_STORED DATA_:

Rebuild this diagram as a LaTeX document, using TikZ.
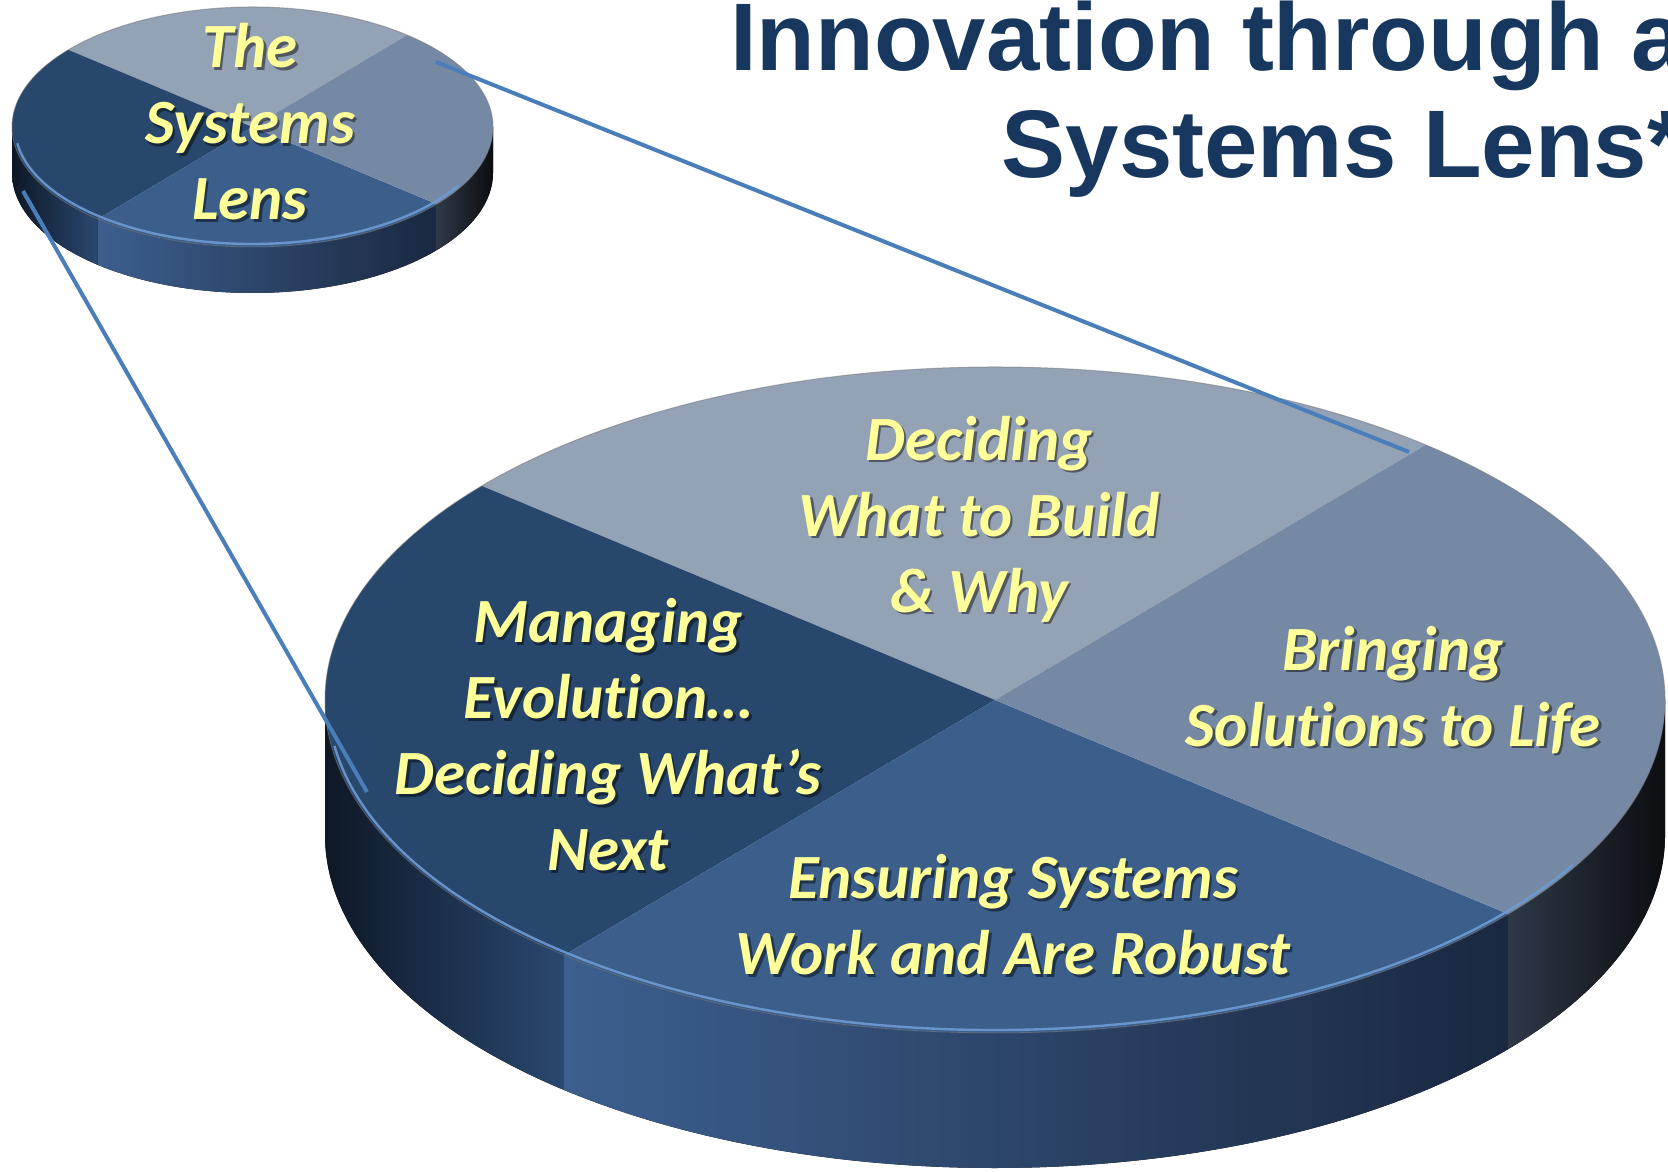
\documentclass[tikz,border=0pt]{standalone}
\usepackage{fontspec}
\setmainfont[Ligatures=NoCommon]{Carlito}
\newfontfamily\titlefont{Liberation Sans}
\definecolor{topS}{HTML}{94A2B5}
\definecolor{rightS}{HTML}{7689A4}
\definecolor{leftS}{HTML}{28476C}
\definecolor{botS}{HTML}{3B5E8B}
\definecolor{lwA}{HTML}{0E1826}
\definecolor{lwB}{HTML}{2A4870}
\definecolor{bwA}{HTML}{3C5F8E}
\definecolor{bwB}{HTML}{1A2840}
\definecolor{rwA}{HTML}{2E3847}
\definecolor{rwB}{HTML}{0C0E11}
\definecolor{rimhl}{HTML}{6E9BD4}
\definecolor{linkc}{HTML}{4A7EBB}
\definecolor{piey}{HTML}{FFFF99}
\definecolor{titlec}{HTML}{17375E}
\newcommand\pieshape[5]{%
  % side walls
  \fill[left color=lwA, right color=lwB]
    ({#1+#3*cos(180)},{#2+#4*sin(180)}) arc[start angle=180,end angle=230,x radius=#3,y radius=#4]
    -- ++(0,-#5) arc[start angle=230,end angle=180,x radius=#3,y radius=#4] -- cycle;
  \fill[left color=bwA, right color=bwB]
    ({#1+#3*cos(230)},{#2+#4*sin(230)}) arc[start angle=230,end angle=320,x radius=#3,y radius=#4]
    -- ++(0,-#5) arc[start angle=320,end angle=230,x radius=#3,y radius=#4] -- cycle;
  \fill[left color=rwA, right color=rwB]
    ({#1+#3*cos(320)},{#2+#4*sin(320)}) arc[start angle=320,end angle=360,x radius=#3,y radius=#4]
    -- ++(0,-#5) arc[start angle=360,end angle=320,x radius=#3,y radius=#4] -- cycle;
  % top face
  \fill[topS] (#1,#2) -- ({#1+#3*cos(50)},{#2+#4*sin(50)}) arc[start angle=50,end angle=140,x radius=#3,y radius=#4] -- cycle;
  \fill[leftS] (#1,#2) -- ({#1+#3*cos(140)},{#2+#4*sin(140)}) arc[start angle=140,end angle=230,x radius=#3,y radius=#4] -- cycle;
  \fill[botS] (#1,#2) -- ({#1+#3*cos(230)},{#2+#4*sin(230)}) arc[start angle=230,end angle=320,x radius=#3,y radius=#4] -- cycle;
  \fill[rightS] (#1,#2) -- ({#1+#3*cos(320)},{#2+#4*sin(320)}) arc[start angle=320,end angle=410,x radius=#3,y radius=#4] -- cycle;
  \draw[black!55, opacity=0.5, line width=0.5pt] (#1,#2) ellipse [x radius=#3, y radius=#4];
  % rim highlight
  \draw[rimhl, line width=1.2pt, opacity=0.9]
    ({#1+(#3-3)*cos(188)},{#2+(#4-3)*sin(188)}) arc[start angle=188,end angle=330,x radius=#3-3,y radius=#4-3];
}
\tikzset{
  pietext/.style={font=\bfseries\itshape\fontsize{31.5}{38}\selectfont, text=piey, align=center, inner sep=0pt},
  pieshadow/.style={pietext, text=black, text opacity=0.45},
  linkline/.style={draw=linkc, line width=2pt},
  titlestyle/.style={font=\titlefont\bfseries\fontsize{48}{53}\selectfont, text=titlec, inner sep=0pt}
}
\newcommand\ptext[4]{%
  \node[pieshadow] (#1-s) at (#2+2.5,#3-2.5) {#4};
  \node[pietext] (#1) at (#2,#3) {#4};
}
\begin{document}
\begin{tikzpicture}[x=0.5pt,y=0.5pt]
\useasboundingbox (0,0) rectangle (1668,1171);
\fill[white] (0,0) rectangle (1668,1171);

% big pie
\pieshape{995}{471}{670}{333}{135}
% small pie
\pieshape{252.5}{1044}{240.5}{120}{46}

% connectors
\coordinate (s1) at (436,1109);
\coordinate (b1) at (1409,719);
\coordinate (s2) at (23,980);
\coordinate (b2) at (367,379);
\draw[linkline] (s1) -- (b1);
\draw[linkline] (s2) -- (b2);

% title
\node[titlestyle, anchor=base east] (t1) at (1685,1100) {Innovation through a};
\node[titlestyle, anchor=base east] (t2) at (1685,993) {Systems Lens*};

% pie texts
\ptext{lens}{250}{1049}{The\\Systems\\Lens}
\ptext{build}{979}{652}{Deciding\\What to Build\\\& Why}
\ptext{life}{1393}{481}{Bringing\\Solutions to Life}
\ptext{evol}{608}{436}{Managing\\Evolution…\\Deciding What’s\\Next}
\ptext{robust}{1013}{256}{Ensuring Systems\\Work and Are Robust}
\end{tikzpicture}
\end{document}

_STATED TASK_:
Copy the listing in full and without alteration, omitting every picture.

_EXERCISE SOLUTION_:
Rebuild this diagram as a LaTeX document, using TikZ.
\documentclass[tikz,border=0pt]{standalone}
\usepackage{fontspec}
\setmainfont[Ligatures=NoCommon]{Carlito}
\newfontfamily\titlefont{Liberation Sans}
\definecolor{topS}{HTML}{94A2B5}
\definecolor{rightS}{HTML}{7689A4}
\definecolor{leftS}{HTML}{28476C}
\definecolor{botS}{HTML}{3B5E8B}
\definecolor{lwA}{HTML}{0E1826}
\definecolor{lwB}{HTML}{2A4870}
\definecolor{bwA}{HTML}{3C5F8E}
\definecolor{bwB}{HTML}{1A2840}
\definecolor{rwA}{HTML}{2E3847}
\definecolor{rwB}{HTML}{0C0E11}
\definecolor{rimhl}{HTML}{6E9BD4}
\definecolor{linkc}{HTML}{4A7EBB}
\definecolor{piey}{HTML}{FFFF99}
\definecolor{titlec}{HTML}{17375E}
\newcommand\pieshape[5]{%
  % side walls
  \fill[left color=lwA, right color=lwB]
    ({#1+#3*cos(180)},{#2+#4*sin(180)}) arc[start angle=180,end angle=230,x radius=#3,y radius=#4]
    -- ++(0,-#5) arc[start angle=230,end angle=180,x radius=#3,y radius=#4] -- cycle;
  \fill[left color=bwA, right color=bwB]
    ({#1+#3*cos(230)},{#2+#4*sin(230)}) arc[start angle=230,end angle=320,x radius=#3,y radius=#4]
    -- ++(0,-#5) arc[start angle=320,end angle=230,x radius=#3,y radius=#4] -- cycle;
  \fill[left color=rwA, right color=rwB]
    ({#1+#3*cos(320)},{#2+#4*sin(320)}) arc[start angle=320,end angle=360,x radius=#3,y radius=#4]
    -- ++(0,-#5) arc[start angle=360,end angle=320,x radius=#3,y radius=#4] -- cycle;
  % top face
  \fill[topS] (#1,#2) -- ({#1+#3*cos(50)},{#2+#4*sin(50)}) arc[start angle=50,end angle=140,x radius=#3,y radius=#4] -- cycle;
  \fill[leftS] (#1,#2) -- ({#1+#3*cos(140)},{#2+#4*sin(140)}) arc[start angle=140,end angle=230,x radius=#3,y radius=#4] -- cycle;
  \fill[botS] (#1,#2) -- ({#1+#3*cos(230)},{#2+#4*sin(230)}) arc[start angle=230,end angle=320,x radius=#3,y radius=#4] -- cycle;
  \fill[rightS] (#1,#2) -- ({#1+#3*cos(320)},{#2+#4*sin(320)}) arc[start angle=320,end angle=410,x radius=#3,y radius=#4] -- cycle;
  \draw[black!55, opacity=0.5, line width=0.5pt] (#1,#2) ellipse [x radius=#3, y radius=#4];
  % rim highlight
  \draw[rimhl, line width=1.2pt, opacity=0.9]
    ({#1+(#3-3)*cos(188)},{#2+(#4-3)*sin(188)}) arc[start angle=188,end angle=330,x radius=#3-3,y radius=#4-3];
}
\tikzset{
  pietext/.style={font=\bfseries\itshape\fontsize{31.5}{38}\selectfont, text=piey, align=center, inner sep=0pt},
  pieshadow/.style={pietext, text=black, text opacity=0.45},
  linkline/.style={draw=linkc, line width=2pt},
  titlestyle/.style={font=\titlefont\bfseries\fontsize{48}{53}\selectfont, text=titlec, inner sep=0pt}
}
\newcommand\ptext[4]{%
  \node[pieshadow] (#1-s) at (#2+2.5,#3-2.5) {#4};
  \node[pietext] (#1) at (#2,#3) {#4};
}
\begin{document}
\begin{tikzpicture}[x=0.5pt,y=0.5pt]
\useasboundingbox (0,0) rectangle (1668,1171);
\fill[white] (0,0) rectangle (1668,1171);

% big pie
\pieshape{995}{471}{670}{333}{135}
% small pie
\pieshape{252.5}{1044}{240.5}{120}{46}

% connectors
\coordinate (s1) at (436,1109);
\coordinate (b1) at (1409,719);
\coordinate (s2) at (23,980);
\coordinate (b2) at (367,379);
\draw[linkline] (s1) -- (b1);
\draw[linkline] (s2) -- (b2);

% title
\node[titlestyle, anchor=base east] (t1) at (1685,1100) {Innovation through a};
\node[titlestyle, anchor=base east] (t2) at (1685,993) {Systems Lens*};

% pie texts
\ptext{lens}{250}{1049}{The\\Systems\\Lens}
\ptext{build}{979}{652}{Deciding\\What to Build\\\& Why}
\ptext{life}{1393}{481}{Bringing\\Solutions to Life}
\ptext{evol}{608}{436}{Managing\\Evolution…\\Deciding What’s\\Next}
\ptext{robust}{1013}{256}{Ensuring Systems\\Work and Are Robust}
\end{tikzpicture}
\end{document}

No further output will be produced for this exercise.